◆ **EXERCISE PROMPT**
The copy must start at the line that contains "Write a Python" and finish at the line that contains "point_dp = 41.2", reproducing each line exactly. Any picture in that span is omitted.

***** AVAILABLE RECORDS

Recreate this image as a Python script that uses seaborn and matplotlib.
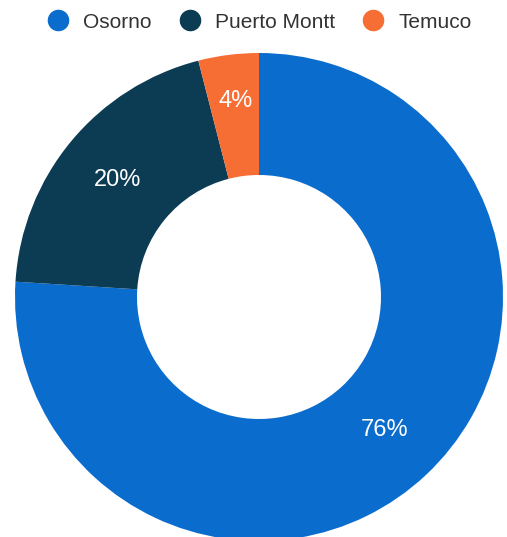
import matplotlib
matplotlib.use("Agg")
import matplotlib.pyplot as plt
from matplotlib.lines import Line2D
import seaborn as sns

categories = ["Osorno", "Puerto Montt", "Temuco"]
values = [76, 20, 4]
colors = ["#0a6ccd", "#0b3c54", "#f76e34"]

sns.set_theme(style="white")
plt.rcParams['font.family'] = ['Liberation Sans', 'DejaVu Sans']

W, H = 507, 537
fig = plt.figure(figsize=(W / 100, H / 100), dpi=100)
cx, cy, r = 259, 297, 244
ax = fig.add_axes([(cx - r) / W, (H - cy - r) / H, 2 * r / W, 2 * r / H])

wedges, texts, autotexts = ax.pie(
    values, colors=colors, startangle=90, counterclock=False, radius=1,
    wedgeprops=dict(width=0.5, edgecolor="none"),
    autopct=lambda p: f"{p:.0f}%", pctdistance=0.75,
    textprops=dict(color="white", fontsize=17),
)
ax.set_xlim(-1, 1)
ax.set_ylim(-1, 1)
ax.set_aspect("equal")
ax.axis("off")
for w in wedges:
    w.set_clip_on(False)

# small slice label sits nearer the outer edge, as in the reference
x4, y4 = autotexts[2].get_position()
autotexts[2].set_position((x4, y4 + 14 / r))

handles = [Line2D([0], [0], marker="o", linestyle="none", markersize=14.5,
                  markerfacecolor=c, markeredgecolor=c) for c in colors]
fig.legend(handles, categories, loc="center", ncol=3,
           bbox_to_anchor=(259.5 / W, 1 - 22 / H), frameon=False,
           fontsize=15, labelcolor="#333333", handletextpad=0.7,
           columnspacing=1.35, handlelength=1.0)

fig.savefig("out.png", dpi=100, facecolor="white")
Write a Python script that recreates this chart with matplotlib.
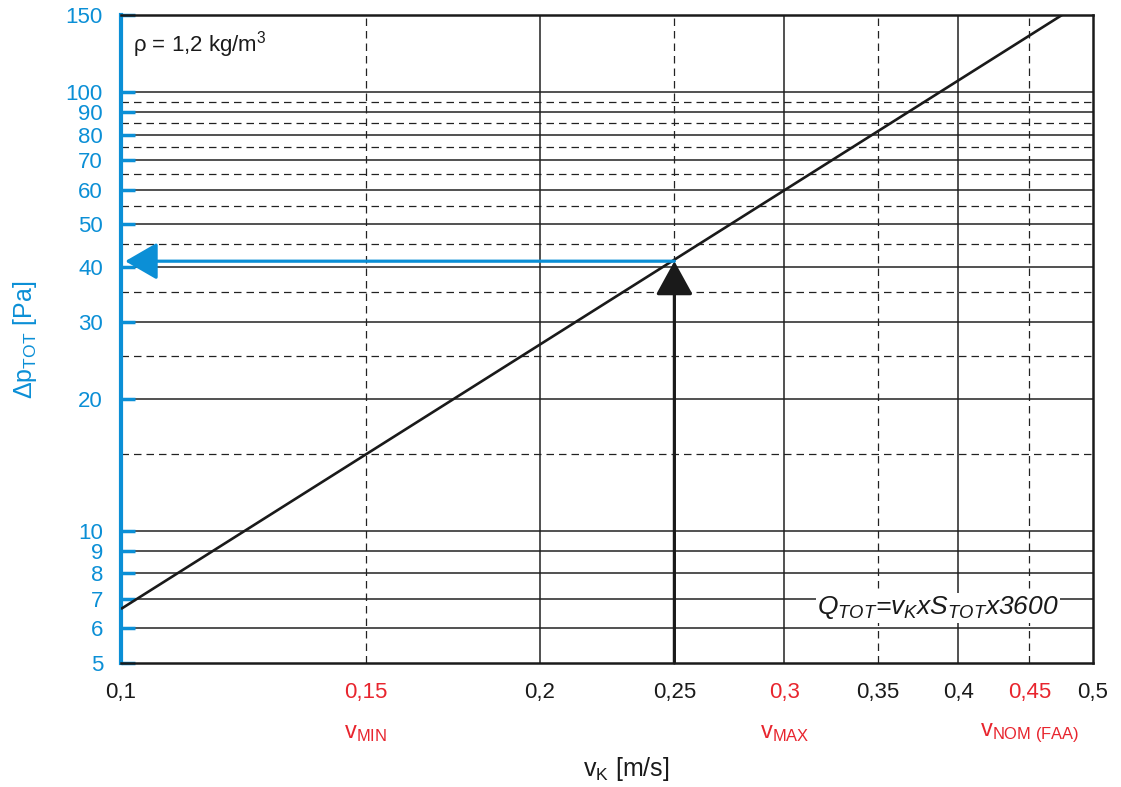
import matplotlib
matplotlib.use("Agg")
import matplotlib.pyplot as plt
import matplotlib.transforms as mtransforms
from matplotlib.ticker import NullLocator

# -------- Data --------
line_v = [0.1, 0.475]          # m/s
line_dp = [6.64, 150]          # Pa (power law -> straight line on log-log)

point_v = 0.25
point_dp = 41.2

y_ticks = [5, 6, 7, 8, 9, 10, 20, 30, 40, 50, 60, 70, 80, 90, 100, 150]
y_solid = [6, 7, 8, 9, 10, 20, 30, 40, 50, 60, 70, 80, 90, 100]
y_dashed = [15, 25, 35, 45, 55, 65, 75, 85, 95]

x_ticks = [0.1, 0.15, 0.2, 0.25, 0.3, 0.35, 0.4, 0.45, 0.5]
x_labels = ["0,1", "0,15", "0,2", "0,25", "0,3", "0,35", "0,4", "0,45", "0,5"]
x_red = [0.15, 0.3, 0.45]
x_solid = [0.2, 0.3, 0.4]
x_dashed = [0.15, 0.25, 0.35, 0.45]

v_marks = [0.15, 0.3, 0.45]
v_names = [r"v$_{\mathrm{MIN}}$", r"v$_{\mathrm{MAX}}$", r"v$_{\mathrm{NOM\ (FAA)}}$"]

# -------- Style --------
BLUE = "#0b8fd6"
RED = "#e8252e"
DARK = "#1a1a1a"
plt.rcParams["font.family"] = ["Liberation Sans", "DejaVu Sans"]
plt.rcParams["mathtext.fontset"] = "custom"
plt.rcParams["mathtext.rm"] = "Liberation Sans"
plt.rcParams["mathtext.it"] = "Liberation Sans:italic"
plt.rcParams["mathtext.bf"] = "Liberation Sans:bold"

fig = plt.figure(figsize=(11.21, 7.87), dpi=100)
ax = fig.add_axes([121 / 1121, 1 - 663 / 787, 972 / 1121, 648 / 787])
ax.set_xscale("log")
ax.set_yscale("log")
ax.set_xlim(0.1, 0.5)
ax.set_ylim(5, 150)

# grid
dash = (0, (6, 4))
for y in y_solid:
    ax.axhline(y, color="#222222", lw=1.1, zorder=1)
for y in y_dashed:
    ax.axhline(y, color="#222222", lw=0.9, ls=dash, zorder=1)
for x in x_solid:
    ax.axvline(x, color="#222222", lw=1.1, zorder=1)
for x in x_dashed:
    ax.axvline(x, color="#222222", lw=0.9, ls=dash, zorder=1)

# main curve
ax.plot(line_v, line_dp, color=DARK, lw=1.9, zorder=3, solid_capstyle="butt")

# arrows
ax.annotate("", xy=(0.1007, point_dp), xytext=(point_v, point_dp),
            arrowprops=dict(arrowstyle="-|>,head_length=0.95,head_width=0.55",
                            mutation_scale=21, color=BLUE, lw=2.3,
                            shrinkA=0, shrinkB=0), zorder=4)
ax.annotate("", xy=(point_v, point_dp), xytext=(point_v, 5),
            arrowprops=dict(arrowstyle="-|>,head_length=1.0,head_width=0.55",
                            mutation_scale=21, color=DARK, lw=2.3,
                            shrinkA=0, shrinkB=0), zorder=4)

# spines
for side in ["top", "right", "bottom"]:
    ax.spines[side].set_color(DARK)
    ax.spines[side].set_linewidth(1.8)
ax.spines["left"].set_color(BLUE)
ax.spines["left"].set_linewidth(3)

# ticks
ax.set_yticks(y_ticks)
ax.set_yticklabels([str(t) for t in y_ticks])
ax.yaxis.set_minor_locator(NullLocator())
ax.tick_params(axis="y", which="major", direction="in", length=10, width=2.5,
               color=BLUE, labelcolor=BLUE, labelsize=16, pad=13)
ax.set_xticks(x_ticks)
ax.set_xticklabels(x_labels)
ax.xaxis.set_minor_locator(NullLocator())
ax.tick_params(axis="x", which="major", length=0, labelsize=16, pad=14)
for lbl, t in zip(ax.get_xticklabels(), x_ticks):
    lbl.set_color(RED if t in x_red else DARK)

# labels
ax.set_ylabel(r"Δp$_{\mathrm{TOT}}$ [Pa]", color=BLUE, fontsize=18)
ax.yaxis.set_label_coords(-0.084, 0.498)
ax.set_xlabel(r"v$_{\mathrm{K}}$ [m/s]", color=DARK, fontsize=18)
ax.xaxis.set_label_coords(0.52, -0.142)

trans = mtransforms.blended_transform_factory(ax.transData, ax.transAxes)
for v, name in zip(v_marks, v_names):
    ax.text(v, -0.108, name, color=RED, fontsize=17, ha="center",
            va="center", transform=trans)

ax.text(0.0125, 0.955, r"ρ = 1,2 kg/m$^3$", transform=ax.transAxes,
        fontsize=16, color=DARK, va="center", ha="left")
ax.text(0.716, 0.085, r"$Q_{TOT}$=$v_{K}$x$S_{TOT}$x3600", transform=ax.transAxes,
        fontsize=19, style="italic", color=DARK, va="center", ha="left",
        bbox=dict(facecolor="white", edgecolor="none", pad=1), zorder=5)

fig.savefig("out.png", dpi=100)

**********

◆ **ANSWER FOR THE TASK**
Write a Python script that recreates this chart with matplotlib.
import matplotlib
matplotlib.use("Agg")
import matplotlib.pyplot as plt
import matplotlib.transforms as mtransforms
from matplotlib.ticker import NullLocator

# -------- Data --------
line_v = [0.1, 0.475]          # m/s
line_dp = [6.64, 150]          # Pa (power law -> straight line on log-log)

point_v = 0.25
point_dp = 41.2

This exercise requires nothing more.